Requirement: Omit pictures and quote the listing below line by line, from its start through the line that holds "const xTicks = [0, 20, 40, 60, 80, 100];".

Provided material:
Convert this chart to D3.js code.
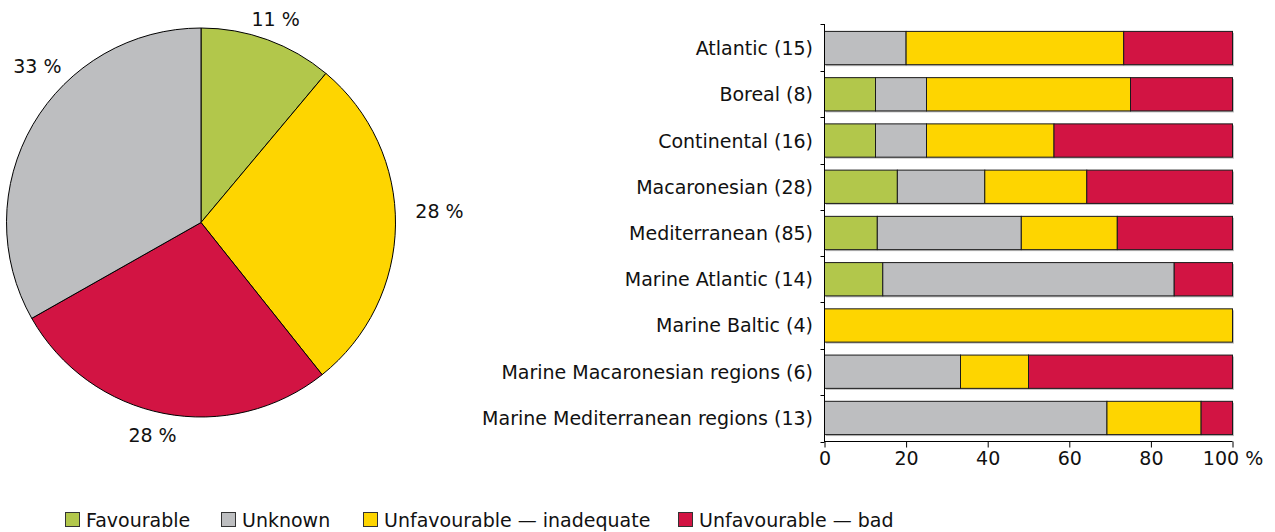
<!DOCTYPE html>
<html>
<head>
<meta charset="utf-8">
<script src="https://cdn.jsdelivr.net/npm/d3@7"></script>
<style>
  html, body { margin: 0; padding: 0; background: #fff; }
  svg { display: block; font-family: "DejaVu Sans", Verdana, sans-serif; }
</style>
</head>
<body>
<svg id="chart" width="1275" height="532"></svg>
<script>
// ---- data ----
const categories = [
  "Atlantic (15)", "Boreal (8)", "Continental (16)", "Macaronesian (28)",
  "Mediterranean (85)", "Marine Atlantic (14)", "Marine Baltic (4)",
  "Marine Macaronesian regions (6)", "Marine Mediterranean regions (13)"
];
const seriesNames = ["Favourable", "Unknown", "Unfavourable \u2014 inadequate", "Unfavourable \u2014 bad"];
const favourable = [0, 1, 2, 5, 11, 2, 0, 0, 0];
const unknown    = [3, 1, 2, 6, 30, 10, 0, 2, 9];
const inadequate = [8, 4, 5, 7, 20, 0, 4, 1, 3];
const bad        = [4, 2, 7, 10, 24, 2, 0, 3, 1];
// pie, clockwise from top
const pieNames  = ["Favourable", "Unfavourable \u2014 inadequate", "Unfavourable \u2014 bad", "Unknown"];
const pieValues = [11.1, 28.2, 27.5, 33.2];
const xTicks = [0, 20, 40, 60, 80, 100];

// ---- styles ----
const colors = {
  "Favourable": "#b2c74b",
  "Unknown": "#bdbec0",
  "Unfavourable \u2014 inadequate": "#fed500",
  "Unfavourable \u2014 bad": "#d21443"
};
const FONT = 19;

const svg = d3.select("#chart");

// ---- pie ----
const cx = 201, cy = 222.5, R = 194.5;
const pie = d3.pie().sort(null).value(d => d.v);
const pieData = pie(pieNames.map((n, i) => ({ n, v: pieValues[i] })));
const arc = d3.arc().innerRadius(0).outerRadius(R);
const gPie = svg.append("g").attr("transform", `translate(${cx},${cy})`);
gPie.selectAll("path").data(pieData).enter().append("path")
  .attr("d", arc)
  .attr("fill", d => colors[d.data.n])
  .attr("stroke", "#000")
  .attr("stroke-width", 1);
// label nudges (layout only)
const labelNudge = [[2, -4], [26, -14], [-8, 4], [20, -49]];
const labelArc = d3.arc().innerRadius(R + 18).outerRadius(R + 18);
gPie.selectAll("text").data(pieData).enter().append("text")
  .attr("x", (d, i) => labelArc.centroid(d)[0] + labelNudge[i][0])
  .attr("y", (d, i) => labelArc.centroid(d)[1] + labelNudge[i][1])
  .attr("text-anchor", "middle")
  .attr("dominant-baseline", "central")
  .attr("font-size", FONT)
  .attr("fill", "#111")
  .text(d => Math.round(d.data.v) + " %");

// ---- stacked bars ----
const x = d3.scaleLinear().domain([0, 100]).range([824.5, 1232.5]);
const y = d3.scaleBand().domain(categories).range([24, 442]).paddingInner(0.28).paddingOuter(0.16);
const rows = categories.map((c, i) => {
  const vals = [favourable[i], unknown[i], inadequate[i], bad[i]];
  const total = d3.sum(vals);
  let acc = 0;
  const segs = vals.map((v, k) => {
    const s = { name: seriesNames[k], x0: acc / total * 100, x1: (acc + v) / total * 100, v };
    acc += v;
    return s;
  }).filter(s => s.v > 0);
  return { c, segs };
});

const gBars = svg.append("g");
// soft shadow behind each bar
gBars.selectAll("rect.shadow").data(rows).enter().append("rect")
  .attr("class", "shadow")
  .attr("x", x(0) + 1.5)
  .attr("y", d => y(d.c) + 1.5)
  .attr("width", x(100) - x(0))
  .attr("height", y.bandwidth())
  .attr("fill", "#8a8a8a")
  .attr("opacity", 0.55);
const rowG = gBars.selectAll("g.row").data(rows).enter().append("g").attr("class", "row");
rowG.selectAll("rect").data(d => d.segs.map(s => ({ ...s, c: d.c }))).enter().append("rect")
  .attr("x", d => x(d.x0))
  .attr("y", d => y(d.c))
  .attr("width", d => x(d.x1) - x(d.x0))
  .attr("height", y.bandwidth())
  .attr("fill", d => colors[d.name])
  .attr("stroke", "#1a1a1a")
  .attr("stroke-width", 1);

// category labels
svg.append("g").selectAll("text").data(categories).enter().append("text")
  .attr("x", 813)
  .attr("y", d => y(d) + y.bandwidth() / 2)
  .attr("text-anchor", "end")
  .attr("dominant-baseline", "central")
  .attr("font-size", FONT)
  .attr("fill", "#111")
  .text(d => d);

// y axis line + ticks at band boundaries
const gy = svg.append("g").attr("stroke", "#000").attr("stroke-width", 1);
gy.append("line").attr("x1", x(0)).attr("x2", x(0)).attr("y1", 24).attr("y2", 442);
const boundaries = categories.map(c => y(c) - y.step() * y.paddingInner() / 2);
boundaries.push(442);
boundaries[0] = 24;
gy.selectAll("line.t").data(boundaries).enter().append("line")
  .attr("class", "t")
  .attr("x1", x(0) - 4).attr("x2", x(0))
  .attr("y1", d => Math.round(d) + 0.5).attr("y2", d => Math.round(d) + 0.5);

// x axis
const xAxis = d3.axisBottom(x).tickValues(xTicks).tickSize(6).tickPadding(4)
  .tickFormat(d => d === 100 ? "100 %" : d);
const gx = svg.append("g").attr("transform", "translate(0,441.5)").call(xAxis);
gx.select(".domain").attr("stroke", "#000").attr("d", `M${x(0)},0H${x(100)}`);
gx.selectAll(".tick line").attr("stroke", "#000");
gx.selectAll(".tick text").attr("font-size", FONT).attr("fill", "#111")
  .attr("font-family", "DejaVu Sans, Verdana, sans-serif");

// ---- legend ----
const legendX = [65, 221, 363, 678];
const legend = svg.append("g");
const li = legend.selectAll("g").data(seriesNames).enter().append("g")
  .attr("transform", (d, i) => `translate(${legendX[i]},512)`);
li.append("rect").attr("x", 0.5).attr("y", 0.5).attr("width", 14).attr("height", 14)
  .attr("fill", d => colors[d]).attr("stroke", "#333").attr("stroke-width", 1);
li.append("text").attr("x", 21).attr("y", 7.5)
  .attr("dominant-baseline", "central")
  .attr("font-size", FONT).attr("fill", "#111")
  .text(d => d);
</script>
</body>
</html>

Solved problem:
Convert this chart to D3.js code.
<!DOCTYPE html>
<html>
<head>
<meta charset="utf-8">
<script src="https://cdn.jsdelivr.net/npm/d3@7"></script>
<style>
  html, body { margin: 0; padding: 0; background: #fff; }
  svg { display: block; font-family: "DejaVu Sans", Verdana, sans-serif; }
</style>
</head>
<body>
<svg id="chart" width="1275" height="532"></svg>
<script>
// ---- data ----
const categories = [
  "Atlantic (15)", "Boreal (8)", "Continental (16)", "Macaronesian (28)",
  "Mediterranean (85)", "Marine Atlantic (14)", "Marine Baltic (4)",
  "Marine Macaronesian regions (6)", "Marine Mediterranean regions (13)"
];
const seriesNames = ["Favourable", "Unknown", "Unfavourable \u2014 inadequate", "Unfavourable \u2014 bad"];
const favourable = [0, 1, 2, 5, 11, 2, 0, 0, 0];
const unknown    = [3, 1, 2, 6, 30, 10, 0, 2, 9];
const inadequate = [8, 4, 5, 7, 20, 0, 4, 1, 3];
const bad        = [4, 2, 7, 10, 24, 2, 0, 3, 1];
// pie, clockwise from top
const pieNames  = ["Favourable", "Unfavourable \u2014 inadequate", "Unfavourable \u2014 bad", "Unknown"];
const pieValues = [11.1, 28.2, 27.5, 33.2];
const xTicks = [0, 20, 40, 60, 80, 100];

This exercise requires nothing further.